In Pink Hill, Scott gave away 39 bull calves to those whose walk broke the six-hour barrier. Most of the calves were donated by the North Carolina Jersey Cattle Breeders Association.
The first calf was presented to Paul Simpson, a Burlington postman who traveled the 21 miles in the fastest time, 4 hours and 8 minutes.
Knowing a good publicity stunt when he saw one, Scott arrived in town in a sulky pulled by two mules and accompanied by a local high school band. The mayor inducted Scott into the Athletic Order of the Survivors of the Great Bull Calf Walk.
“There were thousands of people lining the road and cheering people on,” said Lauch Faircloth, a Scott lieutenant and a future U.S. senator. “There were truckloads of those calves. I think a lot of people won a calf who didn’t know quite what to do with it.”
The certificate
Those who completed the walk were awarded by the campaign a certificate. It read:
“Be it hereby known to all parties interested ... that (name) has, by participation in the Great Bull Calf Walk on 3 March, 1954, being from Kinston to Hargett’s Store, the same being several miles in distance, sufficiently demonstrated certain admirable qualities, including good humor, alertness and ability to stay in the fight. This then certifies that the bearer henceforth will be known as one who has caught up in hauling and doesn’t drag his feet.”

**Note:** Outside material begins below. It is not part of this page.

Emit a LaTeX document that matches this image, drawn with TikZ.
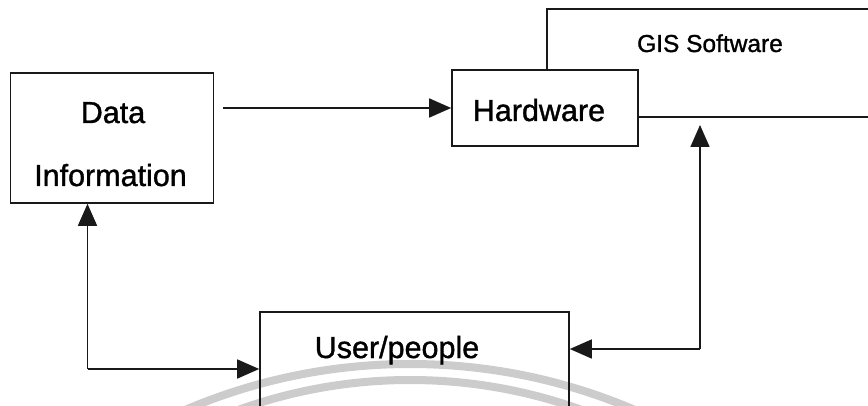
\documentclass[tikz,border=0pt]{standalone}
\usepackage{fontspec}
\setmainfont{Liberation Sans}
\newfontfamily\diagfont{Liberation Sans}[FakeBold=1.2]
\usetikzlibrary{arrows.meta}

\tikzset{
  box/.style={draw=black!90, line width=1.6pt, inner sep=0pt, fill=none},
  wire/.style={draw=black!90, line width=1.6pt},
  arr/.style={wire, -{Triangle[length=22pt,width=19pt]}},
  bigtext/.style={inner sep=0pt, anchor=base, font=\diagfont\fontsize{30.5}{36}\selectfont},
  smalltext/.style={inner sep=0pt, anchor=base, font=\diagfont\fontsize{24.5}{29}\selectfont},
  stamp/.style={draw=black!20, line width=8pt}
}

\begin{document}
\begin{tikzpicture}[x=1pt, y=-1pt]
  \useasboundingbox[fill=white] (0,0) rectangle (868,406);

  % faint circular stamp arcs behind the diagram
  \begin{scope}
    \clip (0,0) rectangle (868,406);
    \draw[stamp] (410,935) circle[radius=571];
    \draw[stamp] (410,885) circle[radius=505];
  \end{scope}

  % boxes
  \node[box, minimum width=203pt, minimum height=130pt] (data) at (112,138) {};
  \node[box, minimum width=186pt, minimum height=76pt]  (hw)   at (545,108) {};
  \node[box, minimum width=309pt, minimum height=112pt] (user) at (414.5,368) {};

  % labels
  \node[bigtext]   (ldata) at (113,123) {Data};
  \node[bigtext]   (linfo) at (110.5,186) {Information};
  \node[bigtext]   (lhw)   at (539,121) {Hardware};
  \node[smalltext] (lgis)  at (710,52) {GIS Software};
  \node[bigtext]   (luser) at (397,358) {User/people};

  % GIS software bracket around the hardware box
  \coordinate (gisTop) at (547,9);
  \coordinate (gisEndTop) at (870,9);
  \coordinate (gisLow) at (638,117);
  \coordinate (gisEndLow) at (870,117);
  \draw[wire] (hw.north -| gisTop) -- (gisTop) -- (gisEndTop);
  \draw[wire] (gisLow) -- (gisEndLow);

  % data -> hardware
  \coordinate (dstart) at (223,108);
  \draw[arr] (dstart) -- (hw.west |- dstart);

  % user <-> data loop
  \coordinate (lc) at (87.5,369);
  \draw[arr] (lc) -- (data.south -| lc);
  \draw[arr] (lc) -- (user.west |- lc);

  % user <-> hardware loop
  \coordinate (rc) at (700,349);
  \coordinate (hwtip) at (700,125);
  \draw[arr] (rc) -- (hwtip);
  \draw[arr] (rc) -- (user.east |- rc);
\end{tikzpicture}
\end{document}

Scott, the liberal, went on to defeat Lennon, the conservative, in the Democratic primary and win the Senate seat. In Washington, he continued his walking ways, often hiking miles each morning from the Westchester Apartments in Northwest Washington to Capitol Hill.
The Great Bull Calf Walk entered Tar Heel folklore, even making its way into a novel by New York Times columnist Tom Wicker.
Of course, Scott is not the only politician responsible for spreading bull across the state. But he is the only one who has owned up to it.